Не велись в бусе лишь разговоры о литературе.

Ехали писатели из Гродно в первое воскресенье сентября на праздник в Заславль — на праздник «День белорусской письменности».

 

Как жаль, литература — мое содержание жизни — становится все более замкнутым пространством.

Неужели произойдет окончательное, непоправимое замыкание*?

Замкнется на мне, на тебе, на нем, на нас, на  всех других, как на остатках исчезающей прошлой цивилизации? Новое поколение, как констатируют многие специалисты, девственно в чтении, притом — полностью и окончательно.

А мы и не заметим, как то дикое ограничение или спрямление более коротким путем замкнет, закольцует прежний дух, цвет, всю соль земли, все лучшее, избранное в нечто, подобное резервации. Туда вам и дорога.

Но как же мне хочется делиться моим содержанием жизни — литературой — с другими, встречать единомышленников и соплеменников, вовлекая как можно больше людей в бесконечные литературные сферы.

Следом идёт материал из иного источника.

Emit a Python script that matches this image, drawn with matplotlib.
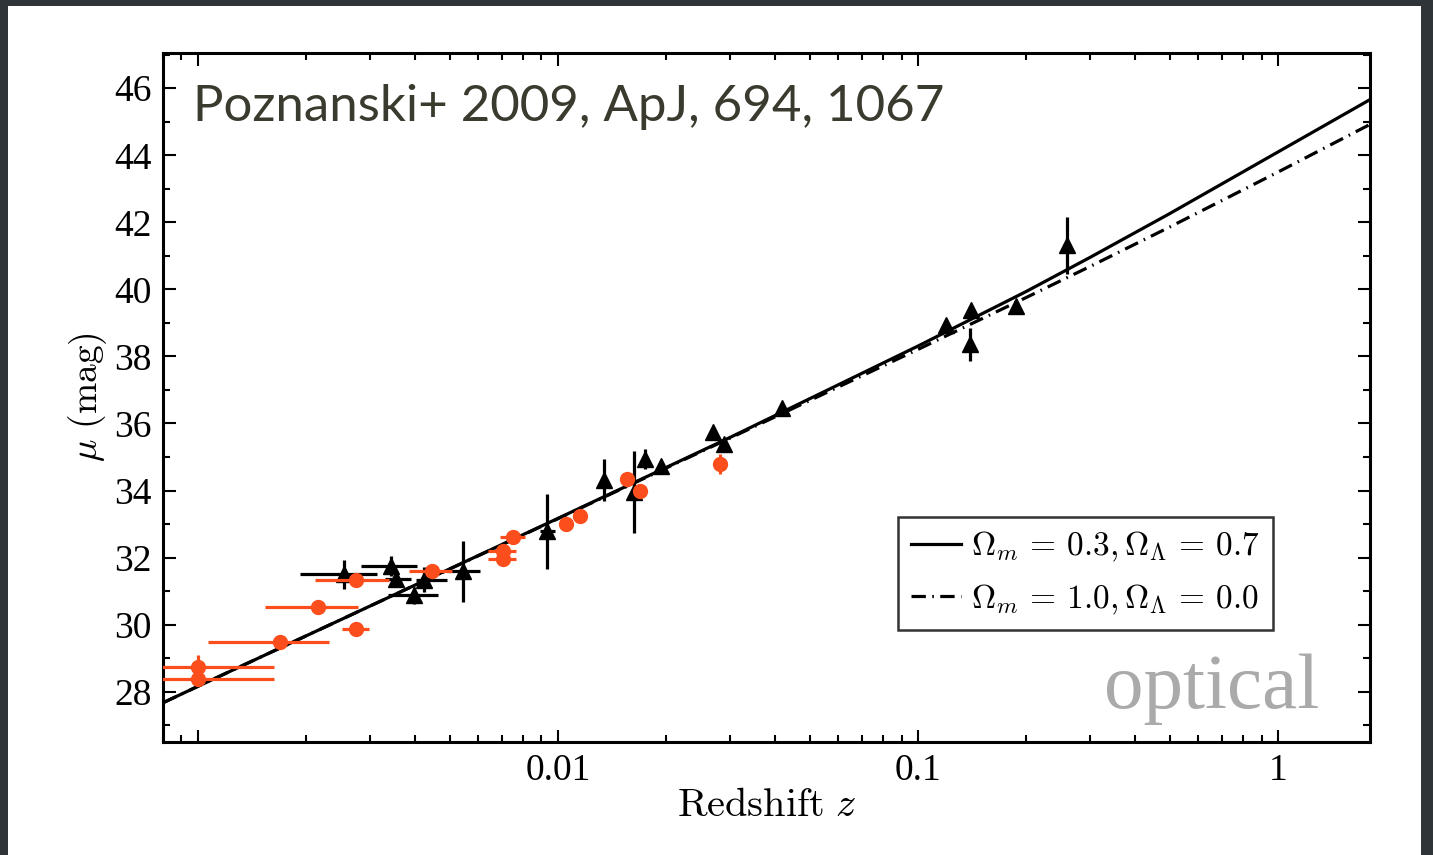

Давайте больше говорить о литературе, говорить без всякой надежды, что мир изменится и станет лучше.

 

*Замыкание — процесс или результат действия, сводящегося к ограничению или спрямлению чего-либо. Короткое замыкание (техн.) — такое соединение проводов, которое дает электрическому току возможность течь вне приборов, включенных в цепь, и потому чрезмерно нагревает и воспламеняет провода.